* Begin Records to process *

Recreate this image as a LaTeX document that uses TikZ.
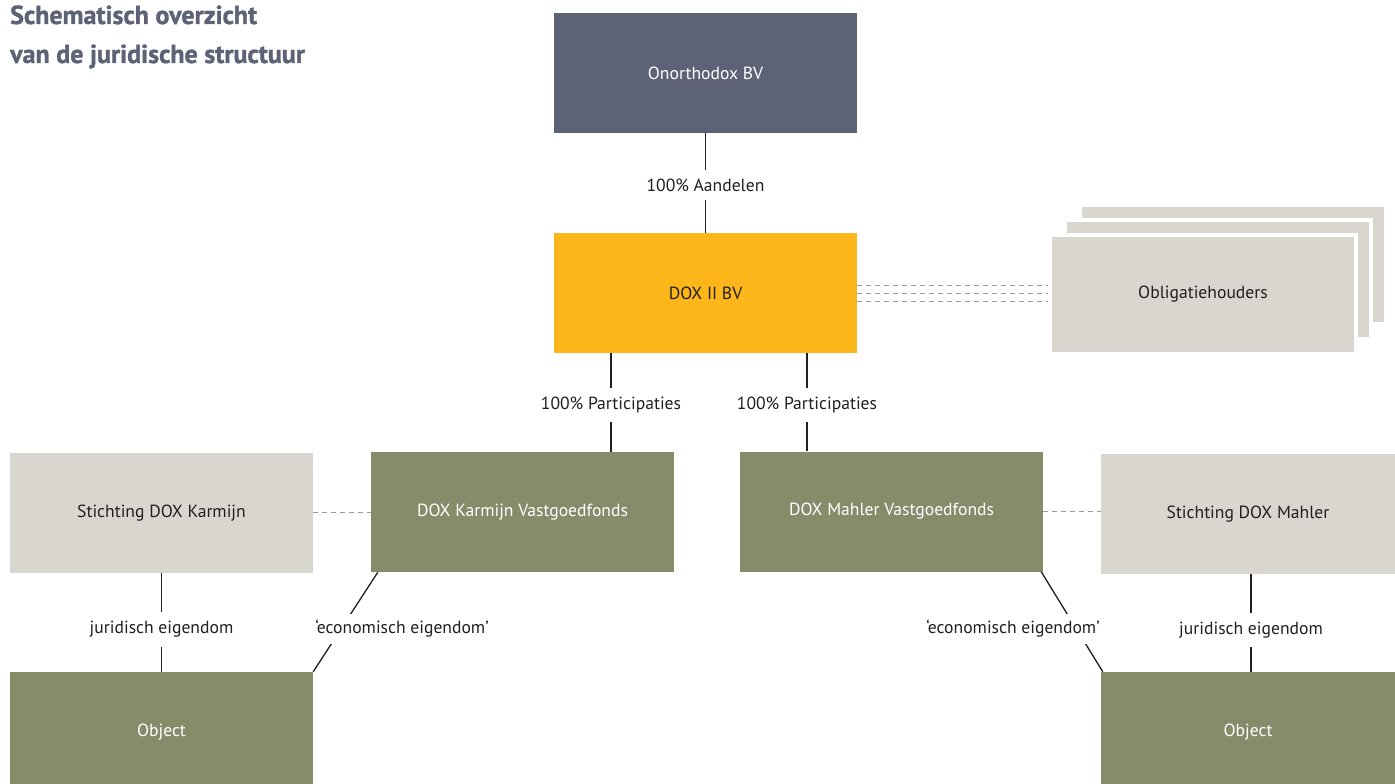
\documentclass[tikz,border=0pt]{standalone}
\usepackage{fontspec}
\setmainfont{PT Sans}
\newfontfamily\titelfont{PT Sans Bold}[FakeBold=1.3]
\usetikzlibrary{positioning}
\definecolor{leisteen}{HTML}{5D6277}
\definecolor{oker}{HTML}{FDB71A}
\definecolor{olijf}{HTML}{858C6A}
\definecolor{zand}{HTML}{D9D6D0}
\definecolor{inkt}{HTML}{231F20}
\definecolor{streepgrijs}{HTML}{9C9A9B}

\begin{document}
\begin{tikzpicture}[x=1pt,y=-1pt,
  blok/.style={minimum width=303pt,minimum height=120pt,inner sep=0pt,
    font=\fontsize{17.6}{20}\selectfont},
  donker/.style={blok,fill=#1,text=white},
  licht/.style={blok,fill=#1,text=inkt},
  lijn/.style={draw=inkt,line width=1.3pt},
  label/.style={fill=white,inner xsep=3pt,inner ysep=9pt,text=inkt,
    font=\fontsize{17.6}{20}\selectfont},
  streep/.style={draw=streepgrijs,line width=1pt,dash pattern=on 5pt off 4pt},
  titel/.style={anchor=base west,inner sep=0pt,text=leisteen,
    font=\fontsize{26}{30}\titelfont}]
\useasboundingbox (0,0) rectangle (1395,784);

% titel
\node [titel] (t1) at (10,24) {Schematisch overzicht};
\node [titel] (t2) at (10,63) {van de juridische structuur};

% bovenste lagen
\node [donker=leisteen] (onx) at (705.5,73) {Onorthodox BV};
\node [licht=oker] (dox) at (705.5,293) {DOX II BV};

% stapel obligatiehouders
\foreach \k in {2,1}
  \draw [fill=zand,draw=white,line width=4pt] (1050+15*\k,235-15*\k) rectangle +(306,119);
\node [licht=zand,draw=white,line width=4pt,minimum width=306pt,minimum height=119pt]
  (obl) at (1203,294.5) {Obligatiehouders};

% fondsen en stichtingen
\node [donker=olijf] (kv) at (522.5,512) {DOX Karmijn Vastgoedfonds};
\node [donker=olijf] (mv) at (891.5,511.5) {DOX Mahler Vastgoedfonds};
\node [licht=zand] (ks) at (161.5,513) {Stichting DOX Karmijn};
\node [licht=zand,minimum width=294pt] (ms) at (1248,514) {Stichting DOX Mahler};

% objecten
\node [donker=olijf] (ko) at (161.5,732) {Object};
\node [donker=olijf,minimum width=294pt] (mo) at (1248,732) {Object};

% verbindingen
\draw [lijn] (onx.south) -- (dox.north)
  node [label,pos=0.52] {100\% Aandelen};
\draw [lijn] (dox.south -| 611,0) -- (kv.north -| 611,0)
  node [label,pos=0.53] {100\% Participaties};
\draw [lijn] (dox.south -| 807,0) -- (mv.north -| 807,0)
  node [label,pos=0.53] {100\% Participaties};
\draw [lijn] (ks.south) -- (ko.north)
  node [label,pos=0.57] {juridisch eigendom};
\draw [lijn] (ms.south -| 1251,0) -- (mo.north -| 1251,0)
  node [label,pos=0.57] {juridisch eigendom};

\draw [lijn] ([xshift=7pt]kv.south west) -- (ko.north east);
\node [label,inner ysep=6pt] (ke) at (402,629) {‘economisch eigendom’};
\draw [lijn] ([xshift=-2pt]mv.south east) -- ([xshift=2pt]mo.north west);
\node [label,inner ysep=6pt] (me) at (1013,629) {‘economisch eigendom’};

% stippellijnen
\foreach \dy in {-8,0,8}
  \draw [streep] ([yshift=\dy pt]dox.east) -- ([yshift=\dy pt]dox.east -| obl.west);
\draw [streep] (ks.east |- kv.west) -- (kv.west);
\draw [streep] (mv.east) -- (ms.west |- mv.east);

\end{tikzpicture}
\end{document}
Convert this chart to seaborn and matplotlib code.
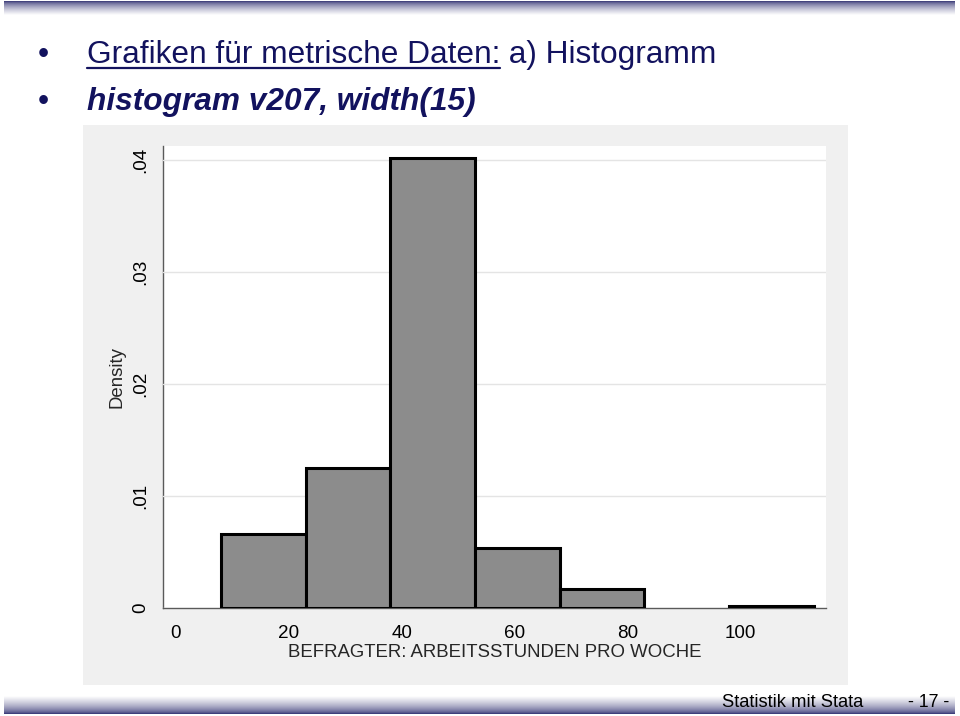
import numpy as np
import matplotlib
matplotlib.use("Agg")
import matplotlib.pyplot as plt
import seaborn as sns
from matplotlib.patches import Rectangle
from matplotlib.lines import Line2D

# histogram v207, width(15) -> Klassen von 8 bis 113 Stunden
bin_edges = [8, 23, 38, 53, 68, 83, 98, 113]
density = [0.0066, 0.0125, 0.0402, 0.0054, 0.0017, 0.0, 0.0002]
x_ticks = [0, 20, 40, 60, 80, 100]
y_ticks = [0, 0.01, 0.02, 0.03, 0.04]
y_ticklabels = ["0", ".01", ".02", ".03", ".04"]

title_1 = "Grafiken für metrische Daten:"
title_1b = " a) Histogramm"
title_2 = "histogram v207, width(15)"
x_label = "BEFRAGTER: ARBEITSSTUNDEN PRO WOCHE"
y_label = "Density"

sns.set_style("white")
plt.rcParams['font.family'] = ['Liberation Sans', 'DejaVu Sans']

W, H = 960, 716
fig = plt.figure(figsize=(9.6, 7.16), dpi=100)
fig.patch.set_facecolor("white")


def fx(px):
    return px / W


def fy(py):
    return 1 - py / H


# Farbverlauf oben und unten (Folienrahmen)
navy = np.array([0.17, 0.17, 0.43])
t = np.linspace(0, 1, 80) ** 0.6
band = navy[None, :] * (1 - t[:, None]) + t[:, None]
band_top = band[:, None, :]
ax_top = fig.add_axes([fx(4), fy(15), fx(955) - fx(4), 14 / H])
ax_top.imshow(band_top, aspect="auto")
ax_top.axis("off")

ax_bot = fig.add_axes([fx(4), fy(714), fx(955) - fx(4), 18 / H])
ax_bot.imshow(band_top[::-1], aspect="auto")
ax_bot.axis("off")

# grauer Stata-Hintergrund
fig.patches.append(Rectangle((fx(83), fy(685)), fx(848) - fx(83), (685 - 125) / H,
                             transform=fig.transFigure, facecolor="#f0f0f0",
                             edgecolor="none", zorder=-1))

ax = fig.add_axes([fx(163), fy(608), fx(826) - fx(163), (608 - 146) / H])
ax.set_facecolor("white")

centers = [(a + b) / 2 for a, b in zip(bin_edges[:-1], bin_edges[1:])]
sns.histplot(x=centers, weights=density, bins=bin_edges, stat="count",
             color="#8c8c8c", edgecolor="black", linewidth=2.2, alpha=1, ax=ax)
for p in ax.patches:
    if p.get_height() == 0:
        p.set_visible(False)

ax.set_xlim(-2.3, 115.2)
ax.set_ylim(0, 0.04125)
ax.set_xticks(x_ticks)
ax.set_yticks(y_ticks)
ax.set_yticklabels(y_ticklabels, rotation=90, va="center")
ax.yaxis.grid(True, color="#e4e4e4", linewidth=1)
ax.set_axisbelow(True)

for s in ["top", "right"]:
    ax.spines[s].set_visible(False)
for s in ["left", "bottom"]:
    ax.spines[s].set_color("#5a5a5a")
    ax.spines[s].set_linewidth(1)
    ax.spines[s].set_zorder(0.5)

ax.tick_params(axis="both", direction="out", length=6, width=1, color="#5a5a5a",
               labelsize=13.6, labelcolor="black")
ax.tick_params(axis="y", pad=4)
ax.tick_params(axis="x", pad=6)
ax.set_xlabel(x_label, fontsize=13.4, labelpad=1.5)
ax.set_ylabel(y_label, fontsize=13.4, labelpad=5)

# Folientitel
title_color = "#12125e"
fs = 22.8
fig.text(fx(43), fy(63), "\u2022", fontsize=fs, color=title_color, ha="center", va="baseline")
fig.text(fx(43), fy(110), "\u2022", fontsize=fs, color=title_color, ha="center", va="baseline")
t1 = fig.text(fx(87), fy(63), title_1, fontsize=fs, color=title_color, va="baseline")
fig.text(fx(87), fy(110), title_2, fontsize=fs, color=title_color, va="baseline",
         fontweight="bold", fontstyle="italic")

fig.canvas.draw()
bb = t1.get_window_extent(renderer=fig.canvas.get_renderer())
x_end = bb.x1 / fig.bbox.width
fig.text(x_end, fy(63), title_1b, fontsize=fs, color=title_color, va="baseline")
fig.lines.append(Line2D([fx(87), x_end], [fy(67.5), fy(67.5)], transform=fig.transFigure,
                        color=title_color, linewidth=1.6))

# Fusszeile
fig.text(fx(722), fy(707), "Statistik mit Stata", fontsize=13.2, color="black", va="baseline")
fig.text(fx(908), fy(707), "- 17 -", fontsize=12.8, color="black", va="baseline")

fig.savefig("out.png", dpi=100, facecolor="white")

* End Records to process *

**Description of the task**
Give back exactly the lines from the one that holds "Convert this chart" to the one that holds "from matplotlib.lines import Line2D", with both ends and without the images.

**Output for this task**
Convert this chart to seaborn and matplotlib code.
import numpy as np
import matplotlib
matplotlib.use("Agg")
import matplotlib.pyplot as plt
import seaborn as sns
from matplotlib.patches import Rectangle
from matplotlib.lines import Line2D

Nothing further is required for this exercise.